### Requirement
Write out the opening lines of the data word for word, up to and including the line with "var y = d3.scaleLinear().domain([1100, 1600]).range([517, 17]);", and leave every picture and every later line out.

((

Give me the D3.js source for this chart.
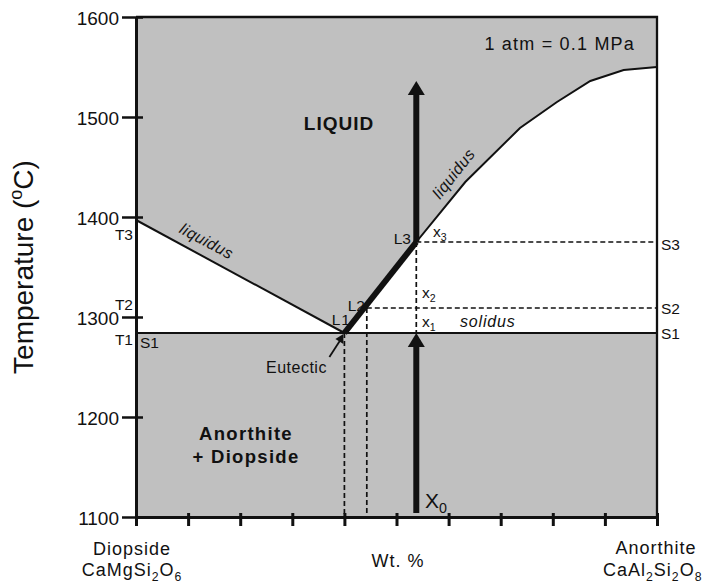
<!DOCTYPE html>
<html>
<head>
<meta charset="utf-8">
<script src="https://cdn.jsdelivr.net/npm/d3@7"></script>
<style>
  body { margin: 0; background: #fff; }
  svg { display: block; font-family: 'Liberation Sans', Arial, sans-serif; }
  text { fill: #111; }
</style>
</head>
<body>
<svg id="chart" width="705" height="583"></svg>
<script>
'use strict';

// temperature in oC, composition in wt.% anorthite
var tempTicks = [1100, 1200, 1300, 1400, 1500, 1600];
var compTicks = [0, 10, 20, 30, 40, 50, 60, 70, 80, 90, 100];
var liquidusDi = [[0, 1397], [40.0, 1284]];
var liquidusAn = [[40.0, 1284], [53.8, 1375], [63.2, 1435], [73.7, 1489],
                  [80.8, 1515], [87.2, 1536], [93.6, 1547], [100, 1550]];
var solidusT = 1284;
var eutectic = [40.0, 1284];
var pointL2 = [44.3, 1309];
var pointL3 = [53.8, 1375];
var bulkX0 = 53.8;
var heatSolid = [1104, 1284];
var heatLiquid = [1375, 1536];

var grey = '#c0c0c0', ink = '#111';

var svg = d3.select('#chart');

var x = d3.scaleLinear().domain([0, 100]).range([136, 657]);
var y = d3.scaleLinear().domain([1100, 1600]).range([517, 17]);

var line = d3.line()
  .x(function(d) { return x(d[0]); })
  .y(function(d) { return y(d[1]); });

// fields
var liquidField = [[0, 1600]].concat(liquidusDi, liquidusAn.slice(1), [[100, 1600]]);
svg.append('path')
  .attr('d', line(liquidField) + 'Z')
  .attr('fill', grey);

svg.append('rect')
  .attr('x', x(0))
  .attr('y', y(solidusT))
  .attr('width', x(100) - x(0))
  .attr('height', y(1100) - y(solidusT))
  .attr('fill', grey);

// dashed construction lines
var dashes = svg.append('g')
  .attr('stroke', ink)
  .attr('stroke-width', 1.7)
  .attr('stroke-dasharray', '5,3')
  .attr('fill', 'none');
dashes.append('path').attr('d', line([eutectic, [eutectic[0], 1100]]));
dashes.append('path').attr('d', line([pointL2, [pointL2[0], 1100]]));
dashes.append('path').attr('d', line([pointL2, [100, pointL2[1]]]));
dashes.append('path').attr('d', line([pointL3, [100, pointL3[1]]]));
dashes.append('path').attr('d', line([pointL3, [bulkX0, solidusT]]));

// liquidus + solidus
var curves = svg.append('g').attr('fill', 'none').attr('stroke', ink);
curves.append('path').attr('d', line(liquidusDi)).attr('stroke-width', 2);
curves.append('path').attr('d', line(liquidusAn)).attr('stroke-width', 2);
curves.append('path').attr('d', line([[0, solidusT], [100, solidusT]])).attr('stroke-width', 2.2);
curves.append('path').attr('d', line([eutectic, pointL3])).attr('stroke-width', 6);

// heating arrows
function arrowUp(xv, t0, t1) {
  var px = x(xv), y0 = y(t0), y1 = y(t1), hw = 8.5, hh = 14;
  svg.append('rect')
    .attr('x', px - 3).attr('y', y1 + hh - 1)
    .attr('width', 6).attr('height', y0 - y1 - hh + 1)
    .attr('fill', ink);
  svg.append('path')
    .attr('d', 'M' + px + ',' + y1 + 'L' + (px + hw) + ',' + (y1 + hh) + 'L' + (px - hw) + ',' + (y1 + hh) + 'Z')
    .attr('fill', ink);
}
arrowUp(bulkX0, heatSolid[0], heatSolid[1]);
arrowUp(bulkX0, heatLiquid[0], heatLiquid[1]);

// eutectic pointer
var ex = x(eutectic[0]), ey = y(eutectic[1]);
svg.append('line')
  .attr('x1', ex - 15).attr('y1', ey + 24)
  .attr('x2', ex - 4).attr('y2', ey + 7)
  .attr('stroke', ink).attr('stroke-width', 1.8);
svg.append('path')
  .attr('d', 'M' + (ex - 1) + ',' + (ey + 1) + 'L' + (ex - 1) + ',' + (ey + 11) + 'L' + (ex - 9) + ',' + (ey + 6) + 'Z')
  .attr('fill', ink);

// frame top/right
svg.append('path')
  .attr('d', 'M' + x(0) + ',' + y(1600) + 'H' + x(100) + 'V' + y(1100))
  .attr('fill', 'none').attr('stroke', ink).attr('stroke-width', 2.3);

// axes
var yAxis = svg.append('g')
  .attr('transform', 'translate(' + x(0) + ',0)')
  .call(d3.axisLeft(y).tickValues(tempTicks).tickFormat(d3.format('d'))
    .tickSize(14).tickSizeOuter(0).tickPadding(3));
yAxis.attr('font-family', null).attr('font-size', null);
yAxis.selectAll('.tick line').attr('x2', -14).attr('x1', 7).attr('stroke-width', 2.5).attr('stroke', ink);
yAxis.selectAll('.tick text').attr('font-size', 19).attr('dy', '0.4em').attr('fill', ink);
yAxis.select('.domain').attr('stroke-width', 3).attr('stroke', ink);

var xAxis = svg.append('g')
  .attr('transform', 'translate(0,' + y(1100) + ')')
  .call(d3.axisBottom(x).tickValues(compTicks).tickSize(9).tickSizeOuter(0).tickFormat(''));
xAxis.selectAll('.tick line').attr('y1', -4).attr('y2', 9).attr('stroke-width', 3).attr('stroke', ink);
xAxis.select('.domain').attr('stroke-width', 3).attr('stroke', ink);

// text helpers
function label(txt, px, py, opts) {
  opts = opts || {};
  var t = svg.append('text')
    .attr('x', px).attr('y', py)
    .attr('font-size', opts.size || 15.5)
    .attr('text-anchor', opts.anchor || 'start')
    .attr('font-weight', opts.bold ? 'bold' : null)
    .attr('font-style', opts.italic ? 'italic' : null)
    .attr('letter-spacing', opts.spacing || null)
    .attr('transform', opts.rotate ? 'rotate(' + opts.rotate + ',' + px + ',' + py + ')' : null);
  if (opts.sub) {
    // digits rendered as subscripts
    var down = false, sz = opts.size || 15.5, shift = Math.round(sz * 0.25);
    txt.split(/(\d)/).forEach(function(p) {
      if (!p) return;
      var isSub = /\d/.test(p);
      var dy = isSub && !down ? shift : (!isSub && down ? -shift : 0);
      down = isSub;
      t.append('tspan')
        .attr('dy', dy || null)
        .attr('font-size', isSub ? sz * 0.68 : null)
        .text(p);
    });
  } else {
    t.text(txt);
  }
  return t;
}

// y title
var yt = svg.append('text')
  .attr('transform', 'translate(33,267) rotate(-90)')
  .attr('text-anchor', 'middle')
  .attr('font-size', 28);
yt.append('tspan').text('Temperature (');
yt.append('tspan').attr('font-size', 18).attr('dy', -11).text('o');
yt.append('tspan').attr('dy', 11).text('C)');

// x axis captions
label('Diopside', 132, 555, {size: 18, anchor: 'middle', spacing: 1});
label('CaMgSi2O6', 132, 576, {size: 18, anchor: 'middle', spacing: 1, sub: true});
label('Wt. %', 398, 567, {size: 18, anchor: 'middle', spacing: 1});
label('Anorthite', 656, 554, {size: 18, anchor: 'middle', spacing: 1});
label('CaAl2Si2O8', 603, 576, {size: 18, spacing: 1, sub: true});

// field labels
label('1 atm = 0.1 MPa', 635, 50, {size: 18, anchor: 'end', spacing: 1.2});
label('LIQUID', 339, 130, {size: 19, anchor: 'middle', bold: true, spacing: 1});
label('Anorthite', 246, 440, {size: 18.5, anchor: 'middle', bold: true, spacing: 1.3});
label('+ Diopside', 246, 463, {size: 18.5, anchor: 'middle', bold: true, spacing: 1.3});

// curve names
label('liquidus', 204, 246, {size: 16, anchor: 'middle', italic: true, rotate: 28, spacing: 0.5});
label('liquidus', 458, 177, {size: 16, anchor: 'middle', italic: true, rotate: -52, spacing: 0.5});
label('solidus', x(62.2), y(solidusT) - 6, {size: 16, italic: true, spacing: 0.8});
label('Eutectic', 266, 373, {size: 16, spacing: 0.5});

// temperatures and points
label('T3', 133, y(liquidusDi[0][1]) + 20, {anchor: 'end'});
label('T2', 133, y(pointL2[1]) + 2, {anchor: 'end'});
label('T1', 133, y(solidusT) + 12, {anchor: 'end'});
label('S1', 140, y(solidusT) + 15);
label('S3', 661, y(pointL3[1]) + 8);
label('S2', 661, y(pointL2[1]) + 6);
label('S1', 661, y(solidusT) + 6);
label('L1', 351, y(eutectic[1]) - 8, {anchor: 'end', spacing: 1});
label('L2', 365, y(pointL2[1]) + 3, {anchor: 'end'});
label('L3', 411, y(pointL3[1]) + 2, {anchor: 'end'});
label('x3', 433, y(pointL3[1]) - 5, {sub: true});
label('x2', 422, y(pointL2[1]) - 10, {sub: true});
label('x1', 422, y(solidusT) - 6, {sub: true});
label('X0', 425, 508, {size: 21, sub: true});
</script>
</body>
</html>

))

### Correct output
Give me the D3.js source for this chart.
<!DOCTYPE html>
<html>
<head>
<meta charset="utf-8">
<script src="https://cdn.jsdelivr.net/npm/d3@7"></script>
<style>
  body { margin: 0; background: #fff; }
  svg { display: block; font-family: 'Liberation Sans', Arial, sans-serif; }
  text { fill: #111; }
</style>
</head>
<body>
<svg id="chart" width="705" height="583"></svg>
<script>
'use strict';

// temperature in oC, composition in wt.% anorthite
var tempTicks = [1100, 1200, 1300, 1400, 1500, 1600];
var compTicks = [0, 10, 20, 30, 40, 50, 60, 70, 80, 90, 100];
var liquidusDi = [[0, 1397], [40.0, 1284]];
var liquidusAn = [[40.0, 1284], [53.8, 1375], [63.2, 1435], [73.7, 1489],
                  [80.8, 1515], [87.2, 1536], [93.6, 1547], [100, 1550]];
var solidusT = 1284;
var eutectic = [40.0, 1284];
var pointL2 = [44.3, 1309];
var pointL3 = [53.8, 1375];
var bulkX0 = 53.8;
var heatSolid = [1104, 1284];
var heatLiquid = [1375, 1536];

var grey = '#c0c0c0', ink = '#111';

var svg = d3.select('#chart');

var x = d3.scaleLinear().domain([0, 100]).range([136, 657]);
var y = d3.scaleLinear().domain([1100, 1600]).range([517, 17]);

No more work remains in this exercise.